Saturday, April 12, 2014

Colors, Colors Everywhere!

by Nicole Lindquist

We're back again this week to give you a little more inspiration and advice on revamping your home after this way-too-long winter. With spring officially here, it's the perfect time to embrace an "out with the old, in with the new attitude" and bring your living room to life with a fresh new color scheme. But with so many color options to choose from to begin your room redesign it's easy to get a little overwhelmed. So how do you narrow down the nearly limitless options and figure out what will work for you?

Understanding a little bit about color theory (don't worry it's not as boring as it sounds!) can make the decision-making process much, much easier. Knowing what complementary and analogous colors are and the difference between warm and cool tones will help you sort through all those options in no time and create a beautiful space.

The color wheel is divided into warm and cool tones. There is some disagreement on the borders between these two tones, but there is general agreement that blue-toned hues are cool, while red and yellow tones are warm. Warm tones are said to be stimulating while cool tones are calming and relaxing. Thus, you can narrow down your color options fairly rapidly by simply deciding what kind of mood you wish to evoke within a room. Depending on your preference, all you need to do is select a cool or warm tone that appeals to you as your primary color within the space.

Complementary Colors

Complementary colors are those that lie directly across from one another on the color wheel. When these colors are combined in a space they reinforce one another and have a strong visual impact. If you want to create a bold color scheme in your redesigned room, choosing complementary colors can be a fantastic option. Be warned though, it is all too easy to get carried away, ending up with a room that is less chic and more scary. An easy way to keep your room stylish with a complementary color scheme is to use a bolder shade in just one of the colors while using a more muted tone for the other.

Analogous colors are those that are adjacent to one another on the color wheel. Using analogous colors, in either cool or warm tones, in a redesigned room will allow you to create a chic monochromatic look. Mixing cool and warm tones may end up creating a somewhat muddled and confusing visual effect, whereas choosing one or the other allows you to create a more cohesive space. This is a great option for those of you out there who are big fans of one particular color and want to incorporate it into your home's decor.

Understanding these basic elements of color theory is certainly helpful for making our color scheme options more manageable, keep in mind though that the objective here is to have fun, get creative, and design a space that YOU want to spend time in.
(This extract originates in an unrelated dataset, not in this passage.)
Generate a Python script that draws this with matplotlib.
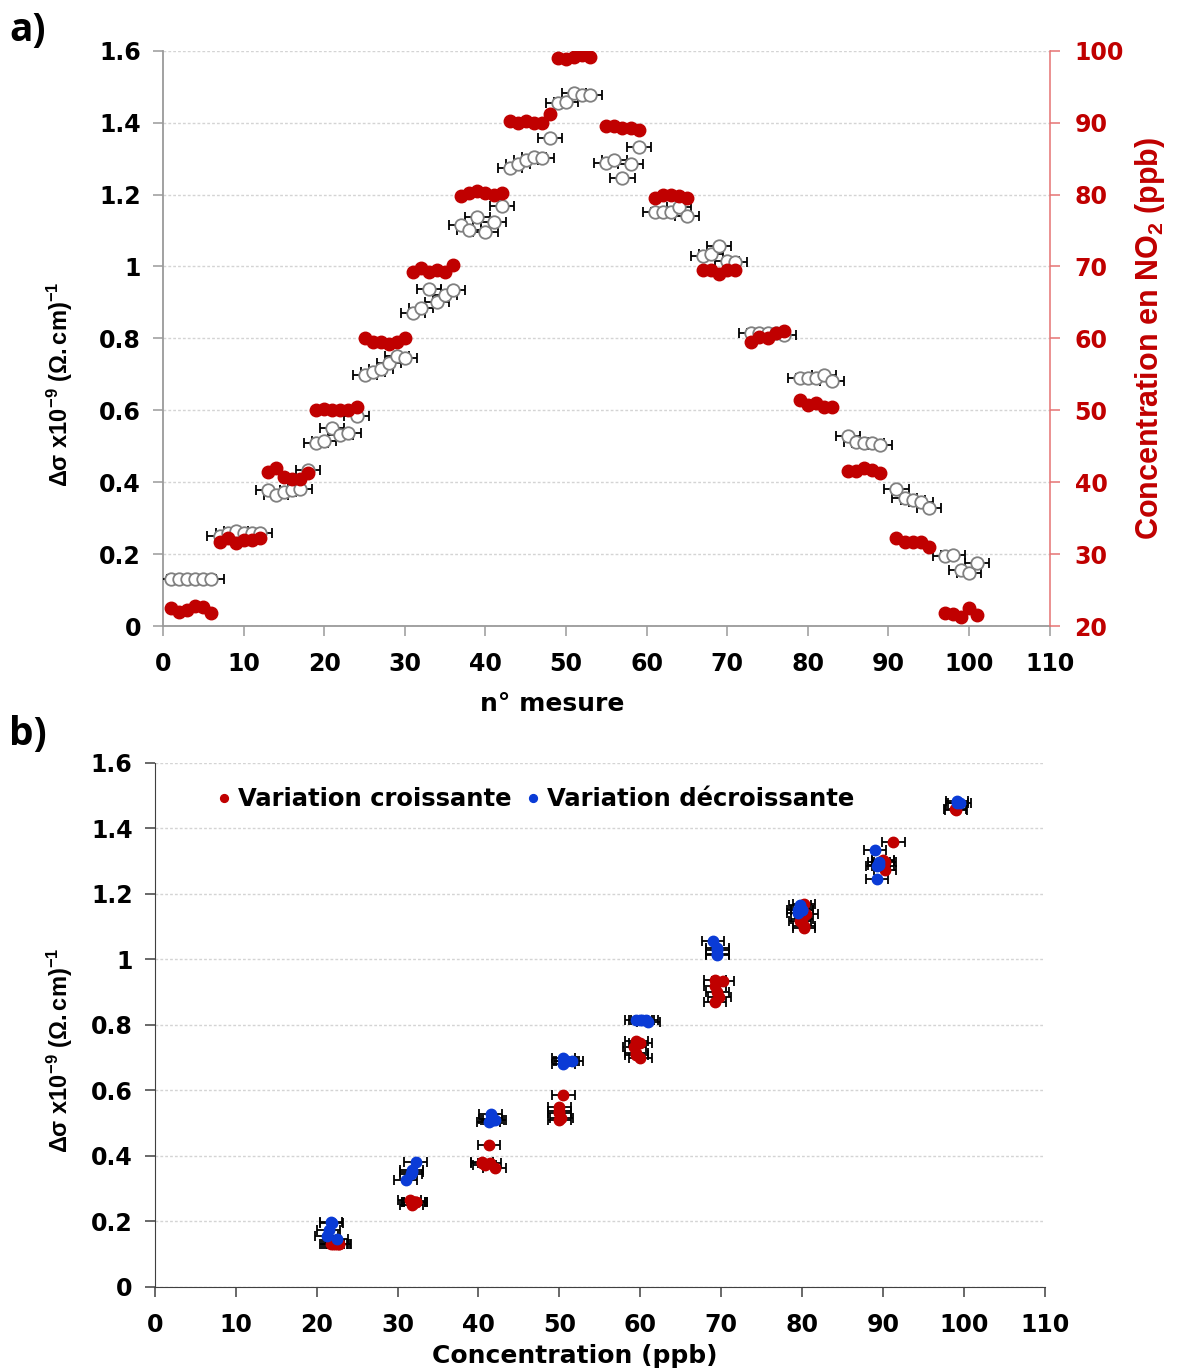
import matplotlib
matplotlib.use("Agg")
import matplotlib.pyplot as plt
import numpy as np
from matplotlib.ticker import FuncFormatter, MultipleLocator

plt.rcParams['font.family'] = ['DejaVu Sans']
plt.rcParams['mathtext.fontset'] = 'custom'
plt.rcParams['mathtext.rm'] = 'Liberation Sans:bold'
plt.rcParams['mathtext.it'] = 'Liberation Sans:bold'
plt.rcParams['mathtext.bf'] = 'Liberation Sans:bold'

# ---------------- data ----------------
# measurement number (n° mesure)
mesure = ([1, 2, 3, 4, 5, 6, 7, 8, 9, 10, 11, 12, 13, 14, 15, 16, 17, 18,
           19, 20, 21, 22, 23, 24, 25, 26, 27, 28, 29, 30, 31, 32, 33, 34, 35, 36,
           37, 38, 39, 40, 41, 42, 43, 44, 45, 46, 47, 48, 49, 50, 51, 52, 53,
           55, 56, 57, 58, 59, 61, 62, 63, 64, 65, 67, 68, 69, 70, 71,
           73, 74, 75, 76, 77, 79, 80, 81, 82, 83, 85, 86, 87, 88, 89,
           91, 92, 93, 94, 95, 97, 98, 99, 100, 101])

# NO2 concentration (ppb), right axis
conc_no2 = [22.5, 22.0, 22.3, 22.8, 22.7, 21.8,
            31.75, 32.25, 31.5, 32.0, 32.0, 32.25,
            41.4, 42.0, 40.75, 40.45, 40.45, 41.3,
            50.0, 50.25, 50.0, 50.0, 50.0, 50.5,
            60.0, 59.5, 59.5, 59.25, 59.5, 60.0,
            69.25, 69.75, 69.25, 69.5, 69.25, 70.2,
            79.75, 80.25, 80.5, 80.25, 80.0, 80.25,
            90.25, 90.0, 90.25, 90.0, 90.0, 91.25,
            99.0, 98.9, 99.15, 99.45, 99.15,
            89.5, 89.5, 89.25, 89.25, 89.0,
            79.5, 80.0, 80.0, 79.75, 79.5,
            69.5, 69.5, 69.0, 69.5, 69.5,
            59.5, 60.25, 60.0, 60.75, 61.0,
            51.5, 50.75, 51.0, 50.5, 50.5,
            41.5, 41.5, 42.0, 41.75, 41.25,
            32.25, 31.75, 31.75, 31.65, 31.0,
            21.85, 21.75, 21.25, 22.5, 21.5]

# Delta sigma x1e-9 (Ohm.cm)^-1, left axis
delta_sigma = [0.13, 0.13, 0.13, 0.13, 0.13, 0.13,
               0.25, 0.26, 0.265, 0.26, 0.26, 0.26,
               0.378, 0.364, 0.373, 0.378, 0.381, 0.434,
               0.51, 0.515, 0.55, 0.53, 0.537, 0.585,
               0.698, 0.707, 0.715, 0.732, 0.751, 0.746,
               0.871, 0.885, 0.937, 0.90, 0.92, 0.935,
               1.116, 1.102, 1.138, 1.096, 1.124, 1.169,
               1.274, 1.285, 1.297, 1.305, 1.302, 1.358,
               1.455, 1.458, 1.483, 1.477, 1.477,
               1.288, 1.297, 1.247, 1.286, 1.333,
               1.152, 1.152, 1.152, 1.166, 1.141,
               1.03, 1.035, 1.057, 1.016, 1.013,
               0.815, 0.815, 0.815, 0.815, 0.81,
               0.69, 0.69, 0.69, 0.698, 0.682,
               0.529, 0.512, 0.509, 0.509, 0.504,
               0.381, 0.356, 0.351, 0.345, 0.328,
               0.195, 0.198, 0.156, 0.147, 0.175]

err_mesure = 1.5   # horizontal error bar, panel a
err_conc = 1.4     # horizontal error bar, panel b
last_croissante = 50  # last measurement of the increasing phase

legend_labels = ["Variation croissante", "Variation décroissante"]

RED = "#C00000"
BLUE = "#0A3BD6"

mesure = np.array(mesure)
conc_no2 = np.array(conc_no2)
delta_sigma = np.array(delta_sigma)
up = mesure <= last_croissante

fmt = FuncFormatter(lambda v, p: f"{v:g}")
TS = 17
YLAB = r"Δσ $\mathregular{x10^{-9}}$ $\mathregular{(Ω.cm)^{-1}}$"

fig = plt.figure(figsize=(11.82, 13.70), dpi=100)

# ---------------- panel a ----------------
ax = fig.add_axes([0.138, 0.543, 0.750, 0.420])
ax.errorbar(mesure, delta_sigma, xerr=err_mesure, fmt='o', ms=9,
            mfc='white', mec='#808080', mew=1.3, ecolor='black',
            elinewidth=1.3, capsize=3.5, capthick=1.3, zorder=3)
ax.set_xlim(0, 110)
ax.set_ylim(0, 1.6)
ax.xaxis.set_major_locator(MultipleLocator(10))
ax.yaxis.set_major_locator(MultipleLocator(0.2))
ax.yaxis.set_major_formatter(fmt)
ax.grid(axis='y', color='#d4d4d4', linestyle=(0, (2, 1.5)), linewidth=1.0, zorder=0)
ax.set_axisbelow(True)
for s in ['top', 'right']:
    ax.spines[s].set_visible(False)
ax.spines['left'].set_color('#9a9a9a')
ax.spines['bottom'].set_color('#9a9a9a')
ax.spines['left'].set_linewidth(1.3)
ax.spines['bottom'].set_linewidth(1.3)
ax.tick_params(axis='both', direction='out', length=7, width=1.1, color='#9a9a9a',
               labelsize=TS)
ax.tick_params(axis='y', pad=9)
ax.tick_params(axis='x', pad=12)
for lab in ax.get_xticklabels() + ax.get_yticklabels():
    lab.set_fontweight('bold')
ax.set_xlabel("n° mesure", fontsize=18, fontweight='bold')
ax.xaxis.set_label_coords(0.439, -0.115)
ax.set_ylabel(YLAB, fontsize=17, fontweight='bold', family='Liberation Sans')
ax.yaxis.set_label_coords(-0.099, 0.42)

ax2 = ax.twinx()
ax2.plot(mesure, conc_no2, 'o', color=RED, ms=9, zorder=4)
ax2.set_ylim(20, 100)
ax2.yaxis.set_major_locator(MultipleLocator(10))
for s in ['top', 'left', 'bottom']:
    ax2.spines[s].set_visible(False)
ax2.spines['right'].set_color('#e57373')
ax2.spines['right'].set_linewidth(1.1)
ax2.tick_params(axis='y', direction='out', length=7, width=1.1, color='#e57373',
                labelcolor=RED, labelsize=TS, pad=11)
for lab in ax2.get_yticklabels():
    lab.set_fontweight('bold')
ax2.set_ylabel(r"Concentration en NO$_{2}$ (ppb)", color=RED, fontsize=22,
               fontweight='bold', family='Liberation Sans')
ax2.yaxis.set_label_coords(1.094, 0.5)

fig.text(0.008, 0.992, "a)", fontsize=28, fontweight='bold', family='Open Sans',
         va='top', ha='left')

# ---------------- panel b ----------------
bx = fig.add_axes([0.131, 0.0606, 0.753, 0.3825])
bx.errorbar(conc_no2[up], delta_sigma[up], xerr=err_conc, fmt='none',
            ecolor='black', elinewidth=1.3, capsize=3.5, capthick=1.3, zorder=2)
bx.errorbar(conc_no2[~up], delta_sigma[~up], xerr=err_conc, fmt='none',
            ecolor='black', elinewidth=1.3, capsize=3.5, capthick=1.3, zorder=2)
bx.plot(conc_no2[up], delta_sigma[up], 'o', color=RED, ms=7.5, zorder=3,
        label=legend_labels[0])
bx.plot(conc_no2[~up], delta_sigma[~up], 'o', color=BLUE, ms=7.5, zorder=4,
        label=legend_labels[1])
bx.set_xlim(0, 110)
bx.set_ylim(0, 1.6)
bx.xaxis.set_major_locator(MultipleLocator(10))
bx.yaxis.set_major_locator(MultipleLocator(0.2))
bx.yaxis.set_major_formatter(fmt)
bx.grid(axis='y', color='#d4d4d4', linestyle=(0, (2, 1.5)), linewidth=1.0, zorder=0)
bx.set_axisbelow(True)
for s in ['top', 'right']:
    bx.spines[s].set_visible(False)
bx.spines['left'].set_color('#404040')
bx.spines['bottom'].set_color('#404040')
bx.tick_params(axis='both', direction='out', length=7, width=1.1, color='#404040',
               labelsize=TS)
bx.tick_params(axis='y', pad=9)
bx.tick_params(axis='x', pad=12)
for lab in bx.get_xticklabels() + bx.get_yticklabels():
    lab.set_fontweight('bold')
bx.set_xlabel("Concentration (ppb)", fontsize=18, fontweight='bold')
bx.xaxis.set_label_coords(0.472, -0.108)
bx.set_ylabel(YLAB, fontsize=17, fontweight='bold', family='Liberation Sans')
bx.yaxis.set_label_coords(-0.09, 0.452)
leg = bx.legend(loc='upper left', bbox_to_anchor=(0.04, 0.995), ncol=2, frameon=False,
                prop=dict(size=17.5, weight='bold'), handletextpad=0.05,
                columnspacing=0.4, markerscale=0.75, handlelength=1.0)

fig.text(0.008, 0.478, "b)", fontsize=28, fontweight='bold', family='Open Sans',
         va='top', ha='left')

fig.savefig("out.png", dpi=100)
There are no hard and fast rules, only guidelines, so don't be afraid to play around with color.

We've created a navy, peach and gold mood board featuring our Audrey lumbar and Marilyn pillows, to get you inspired.

Audrey Lumbar Pillow

Marilyn Pillow

1) Zatista Original Oil Painting - Swell on Design Public
2) Lights Up! Devo Round Lamp on Design Public
3) Context Furniture William and Mary Small Round Table on Design Public
4) Dash and Albert Diamond Denim-White Indoor/Outdoor Rug
5) Arteriors Bates Cocktail Table
6) Gus Modern Harbord Sofa on Design Public
7) Allem Studio Audrey Lumbar Pillow
8) Allem Studio Marilyn Pillow

Navy and peach are complementary colors that give a bold look to this space and keep it fun and fresh for the spring season. Gold and peach and gold and navy are both classic color pairings; using gold accents really ties all the pieces together and brings some more warmth into the space.